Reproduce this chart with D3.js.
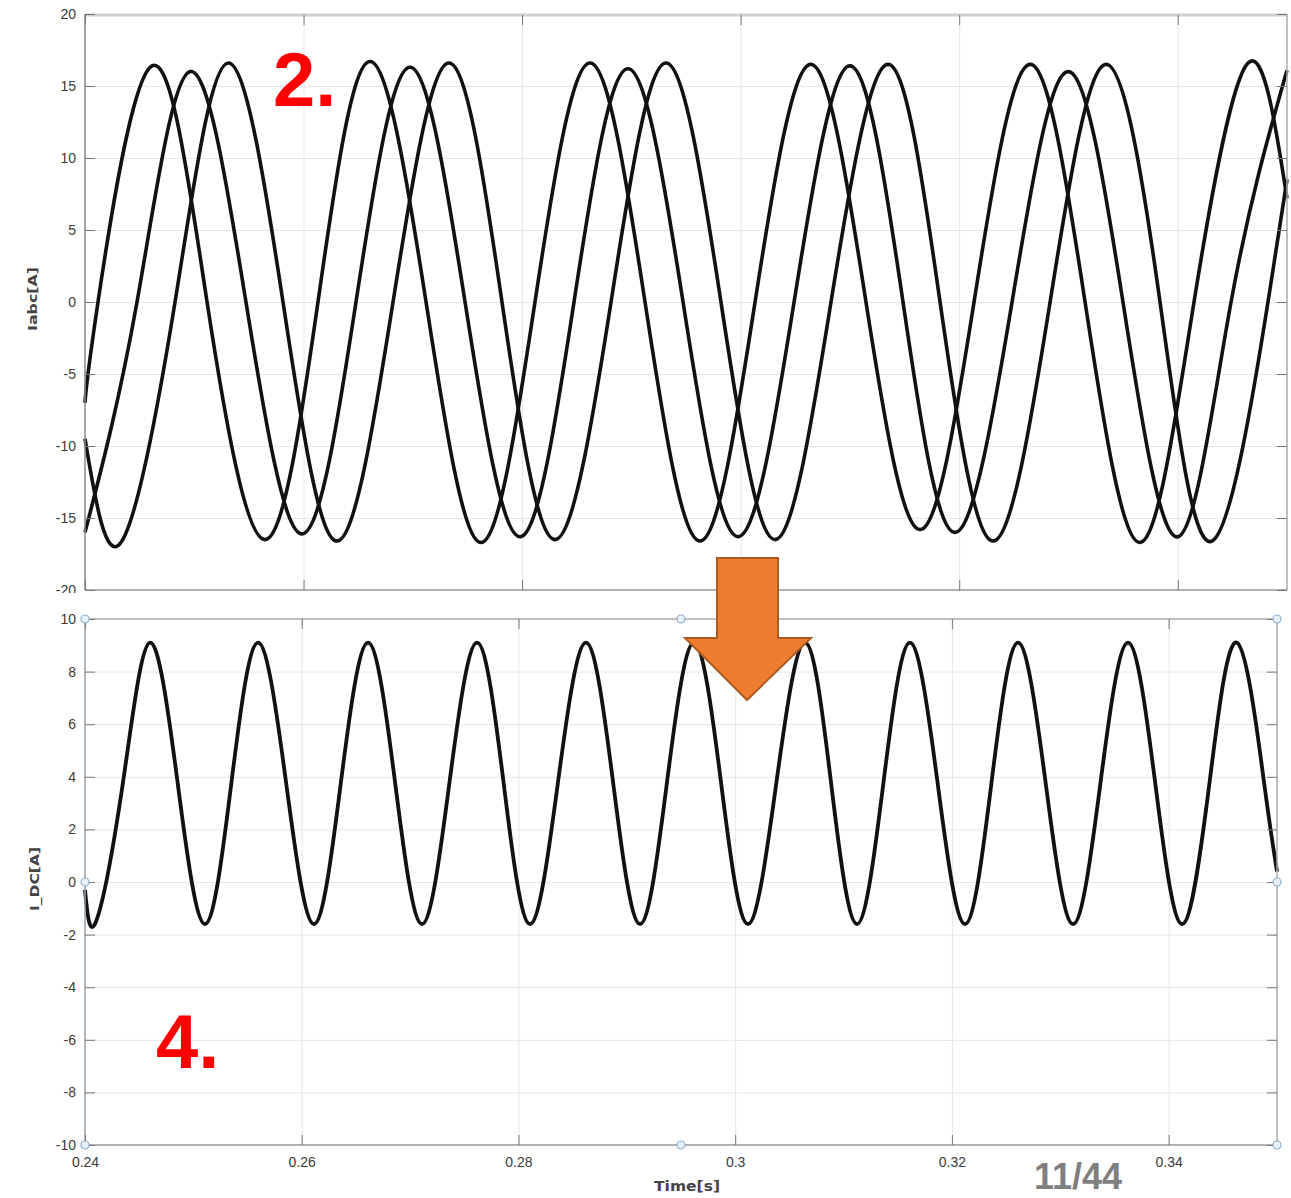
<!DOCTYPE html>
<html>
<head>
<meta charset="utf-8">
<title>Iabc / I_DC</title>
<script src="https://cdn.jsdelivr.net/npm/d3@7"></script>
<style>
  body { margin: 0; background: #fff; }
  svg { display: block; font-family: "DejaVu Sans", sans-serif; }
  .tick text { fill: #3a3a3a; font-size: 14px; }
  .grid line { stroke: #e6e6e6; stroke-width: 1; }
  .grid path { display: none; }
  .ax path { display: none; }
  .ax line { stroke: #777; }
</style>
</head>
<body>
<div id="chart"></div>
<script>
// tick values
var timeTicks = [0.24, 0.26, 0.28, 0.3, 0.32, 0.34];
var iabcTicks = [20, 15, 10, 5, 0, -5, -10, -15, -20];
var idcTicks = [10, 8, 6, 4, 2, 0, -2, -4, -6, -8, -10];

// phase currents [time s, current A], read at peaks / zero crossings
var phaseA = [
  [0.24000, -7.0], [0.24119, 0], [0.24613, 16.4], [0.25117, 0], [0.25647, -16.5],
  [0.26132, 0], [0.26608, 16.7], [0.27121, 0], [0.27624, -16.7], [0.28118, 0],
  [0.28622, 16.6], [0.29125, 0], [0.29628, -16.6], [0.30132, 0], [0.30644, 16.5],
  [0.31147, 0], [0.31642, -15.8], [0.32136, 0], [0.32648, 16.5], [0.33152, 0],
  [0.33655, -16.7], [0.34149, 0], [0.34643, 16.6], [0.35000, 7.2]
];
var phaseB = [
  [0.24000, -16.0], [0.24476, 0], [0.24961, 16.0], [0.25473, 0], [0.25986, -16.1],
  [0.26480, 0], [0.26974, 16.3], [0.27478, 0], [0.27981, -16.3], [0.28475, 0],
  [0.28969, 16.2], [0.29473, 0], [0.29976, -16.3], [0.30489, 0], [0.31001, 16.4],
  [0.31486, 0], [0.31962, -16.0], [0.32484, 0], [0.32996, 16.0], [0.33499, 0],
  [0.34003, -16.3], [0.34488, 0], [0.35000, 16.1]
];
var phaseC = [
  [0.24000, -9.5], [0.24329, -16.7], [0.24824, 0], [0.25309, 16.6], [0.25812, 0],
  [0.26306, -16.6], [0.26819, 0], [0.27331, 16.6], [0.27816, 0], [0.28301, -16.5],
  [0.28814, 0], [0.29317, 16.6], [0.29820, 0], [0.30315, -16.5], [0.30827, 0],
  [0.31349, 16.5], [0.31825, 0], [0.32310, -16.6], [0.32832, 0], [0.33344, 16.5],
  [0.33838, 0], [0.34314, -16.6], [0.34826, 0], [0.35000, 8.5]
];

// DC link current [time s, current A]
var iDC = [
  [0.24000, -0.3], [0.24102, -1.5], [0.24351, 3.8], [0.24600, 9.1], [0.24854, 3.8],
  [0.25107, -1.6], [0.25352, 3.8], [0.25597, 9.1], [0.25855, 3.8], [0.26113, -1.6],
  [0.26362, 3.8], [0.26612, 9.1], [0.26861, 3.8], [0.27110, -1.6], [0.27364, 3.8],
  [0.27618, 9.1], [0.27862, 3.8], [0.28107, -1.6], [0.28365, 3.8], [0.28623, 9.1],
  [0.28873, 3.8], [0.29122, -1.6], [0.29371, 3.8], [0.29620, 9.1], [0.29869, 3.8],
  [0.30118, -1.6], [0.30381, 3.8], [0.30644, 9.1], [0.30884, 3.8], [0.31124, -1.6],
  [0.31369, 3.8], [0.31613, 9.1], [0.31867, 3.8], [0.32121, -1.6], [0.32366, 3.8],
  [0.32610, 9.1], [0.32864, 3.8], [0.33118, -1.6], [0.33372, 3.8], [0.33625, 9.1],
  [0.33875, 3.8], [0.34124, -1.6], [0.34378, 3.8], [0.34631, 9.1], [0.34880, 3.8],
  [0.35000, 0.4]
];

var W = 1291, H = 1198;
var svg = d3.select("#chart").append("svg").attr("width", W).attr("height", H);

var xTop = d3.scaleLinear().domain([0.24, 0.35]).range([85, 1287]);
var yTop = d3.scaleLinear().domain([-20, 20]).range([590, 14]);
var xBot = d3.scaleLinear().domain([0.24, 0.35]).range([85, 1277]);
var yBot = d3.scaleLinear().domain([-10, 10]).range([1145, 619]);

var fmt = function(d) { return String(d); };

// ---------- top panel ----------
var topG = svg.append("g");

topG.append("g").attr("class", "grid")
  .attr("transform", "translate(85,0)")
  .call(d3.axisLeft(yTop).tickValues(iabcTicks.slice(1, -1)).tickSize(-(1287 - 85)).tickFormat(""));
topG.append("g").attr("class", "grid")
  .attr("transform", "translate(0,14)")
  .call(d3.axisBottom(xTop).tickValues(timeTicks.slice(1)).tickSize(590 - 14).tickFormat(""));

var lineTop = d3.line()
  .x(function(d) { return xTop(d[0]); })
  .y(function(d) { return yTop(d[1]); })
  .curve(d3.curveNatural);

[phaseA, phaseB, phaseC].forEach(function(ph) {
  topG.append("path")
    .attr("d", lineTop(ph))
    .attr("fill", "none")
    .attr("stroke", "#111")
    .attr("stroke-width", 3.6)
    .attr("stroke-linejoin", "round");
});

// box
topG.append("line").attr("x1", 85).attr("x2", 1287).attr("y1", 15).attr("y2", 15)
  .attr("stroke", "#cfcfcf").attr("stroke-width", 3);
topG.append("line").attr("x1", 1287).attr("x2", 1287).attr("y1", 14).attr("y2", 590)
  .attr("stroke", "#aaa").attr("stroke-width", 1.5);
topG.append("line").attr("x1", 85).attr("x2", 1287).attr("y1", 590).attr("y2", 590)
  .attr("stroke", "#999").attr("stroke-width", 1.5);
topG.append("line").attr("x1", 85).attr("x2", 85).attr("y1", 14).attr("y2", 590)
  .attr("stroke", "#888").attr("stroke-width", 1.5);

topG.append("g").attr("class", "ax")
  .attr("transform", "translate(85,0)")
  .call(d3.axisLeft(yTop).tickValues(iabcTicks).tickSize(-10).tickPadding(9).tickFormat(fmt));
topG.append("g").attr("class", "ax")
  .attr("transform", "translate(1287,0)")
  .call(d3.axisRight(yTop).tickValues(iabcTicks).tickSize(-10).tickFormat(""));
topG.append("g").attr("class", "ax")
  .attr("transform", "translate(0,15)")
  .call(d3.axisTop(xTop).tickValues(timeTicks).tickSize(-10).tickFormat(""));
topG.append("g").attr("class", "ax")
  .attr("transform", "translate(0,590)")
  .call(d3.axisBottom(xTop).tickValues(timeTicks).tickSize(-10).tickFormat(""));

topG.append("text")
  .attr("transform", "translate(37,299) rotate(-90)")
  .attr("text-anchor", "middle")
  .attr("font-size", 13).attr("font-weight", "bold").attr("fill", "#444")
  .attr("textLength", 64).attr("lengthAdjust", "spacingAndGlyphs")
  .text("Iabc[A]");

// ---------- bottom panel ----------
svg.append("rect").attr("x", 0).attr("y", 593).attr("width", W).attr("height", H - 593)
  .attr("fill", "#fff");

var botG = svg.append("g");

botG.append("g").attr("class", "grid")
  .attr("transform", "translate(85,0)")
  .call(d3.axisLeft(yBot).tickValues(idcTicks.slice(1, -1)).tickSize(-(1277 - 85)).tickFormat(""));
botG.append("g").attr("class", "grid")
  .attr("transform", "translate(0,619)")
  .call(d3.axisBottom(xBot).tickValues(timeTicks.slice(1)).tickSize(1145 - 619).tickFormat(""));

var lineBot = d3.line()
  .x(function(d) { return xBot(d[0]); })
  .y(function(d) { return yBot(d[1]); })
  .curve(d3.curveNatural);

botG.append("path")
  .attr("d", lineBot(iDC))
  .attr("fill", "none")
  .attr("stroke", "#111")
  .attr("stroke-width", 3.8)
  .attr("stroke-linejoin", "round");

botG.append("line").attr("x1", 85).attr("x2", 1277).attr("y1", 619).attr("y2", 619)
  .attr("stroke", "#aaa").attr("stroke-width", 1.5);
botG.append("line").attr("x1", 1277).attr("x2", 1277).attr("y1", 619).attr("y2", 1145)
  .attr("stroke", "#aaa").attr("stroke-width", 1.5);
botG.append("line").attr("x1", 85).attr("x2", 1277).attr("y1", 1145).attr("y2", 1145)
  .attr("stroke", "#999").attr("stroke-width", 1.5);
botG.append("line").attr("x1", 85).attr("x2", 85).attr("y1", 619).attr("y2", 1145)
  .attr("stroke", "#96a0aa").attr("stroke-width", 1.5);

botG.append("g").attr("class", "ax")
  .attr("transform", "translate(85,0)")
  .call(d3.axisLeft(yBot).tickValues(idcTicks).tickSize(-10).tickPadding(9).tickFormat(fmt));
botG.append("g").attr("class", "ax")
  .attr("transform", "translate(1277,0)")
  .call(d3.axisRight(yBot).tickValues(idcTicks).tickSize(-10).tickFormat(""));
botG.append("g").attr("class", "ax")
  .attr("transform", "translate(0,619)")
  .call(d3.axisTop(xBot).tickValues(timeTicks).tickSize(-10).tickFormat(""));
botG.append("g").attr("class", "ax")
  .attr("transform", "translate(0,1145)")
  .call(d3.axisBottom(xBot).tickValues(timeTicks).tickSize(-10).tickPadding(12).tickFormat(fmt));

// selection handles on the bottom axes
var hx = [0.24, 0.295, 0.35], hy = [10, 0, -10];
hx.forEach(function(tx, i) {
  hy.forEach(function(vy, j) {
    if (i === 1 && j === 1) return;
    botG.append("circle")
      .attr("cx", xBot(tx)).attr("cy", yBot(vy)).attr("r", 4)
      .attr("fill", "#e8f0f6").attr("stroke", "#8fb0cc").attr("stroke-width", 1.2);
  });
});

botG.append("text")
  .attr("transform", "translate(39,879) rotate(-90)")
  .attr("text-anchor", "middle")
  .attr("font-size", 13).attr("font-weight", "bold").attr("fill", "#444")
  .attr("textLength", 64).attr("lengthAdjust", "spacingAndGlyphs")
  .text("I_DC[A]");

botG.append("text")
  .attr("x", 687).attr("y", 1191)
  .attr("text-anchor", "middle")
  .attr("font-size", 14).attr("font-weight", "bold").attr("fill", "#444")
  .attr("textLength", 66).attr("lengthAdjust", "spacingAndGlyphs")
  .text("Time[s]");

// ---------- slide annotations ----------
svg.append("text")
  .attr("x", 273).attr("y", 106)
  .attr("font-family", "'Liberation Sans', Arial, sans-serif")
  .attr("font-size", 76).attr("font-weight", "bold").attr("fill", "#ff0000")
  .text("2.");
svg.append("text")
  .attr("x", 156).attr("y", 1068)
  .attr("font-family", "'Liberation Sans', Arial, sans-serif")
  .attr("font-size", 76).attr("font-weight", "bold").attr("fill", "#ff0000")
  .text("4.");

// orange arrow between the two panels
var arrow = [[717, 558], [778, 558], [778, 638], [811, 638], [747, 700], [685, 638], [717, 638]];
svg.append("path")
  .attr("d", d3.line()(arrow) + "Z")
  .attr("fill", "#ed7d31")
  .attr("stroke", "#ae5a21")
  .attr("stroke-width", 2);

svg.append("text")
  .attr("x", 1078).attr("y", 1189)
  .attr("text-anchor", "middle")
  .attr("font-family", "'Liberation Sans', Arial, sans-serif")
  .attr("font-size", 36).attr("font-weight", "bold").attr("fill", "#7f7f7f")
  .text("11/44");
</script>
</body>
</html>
::::::
• [Set exercise]: Pictures excluded, repeat exactly the lines from the top of the material through the line with "-4, -6, -8, -10];", including both of those lines.

• [Reply]:
Reproduce this chart with D3.js.
<!DOCTYPE html>
<html>
<head>
<meta charset="utf-8">
<title>Iabc / I_DC</title>
<script src="https://cdn.jsdelivr.net/npm/d3@7"></script>
<style>
  body { margin: 0; background: #fff; }
  svg { display: block; font-family: "DejaVu Sans", sans-serif; }
  .tick text { fill: #3a3a3a; font-size: 14px; }
  .grid line { stroke: #e6e6e6; stroke-width: 1; }
  .grid path { display: none; }
  .ax path { display: none; }
  .ax line { stroke: #777; }
</style>
</head>
<body>
<div id="chart"></div>
<script>
// tick values
var timeTicks = [0.24, 0.26, 0.28, 0.3, 0.32, 0.34];
var iabcTicks = [20, 15, 10, 5, 0, -5, -10, -15, -20];
var idcTicks = [10, 8, 6, 4, 2, 0, -2, -4, -6, -8, -10];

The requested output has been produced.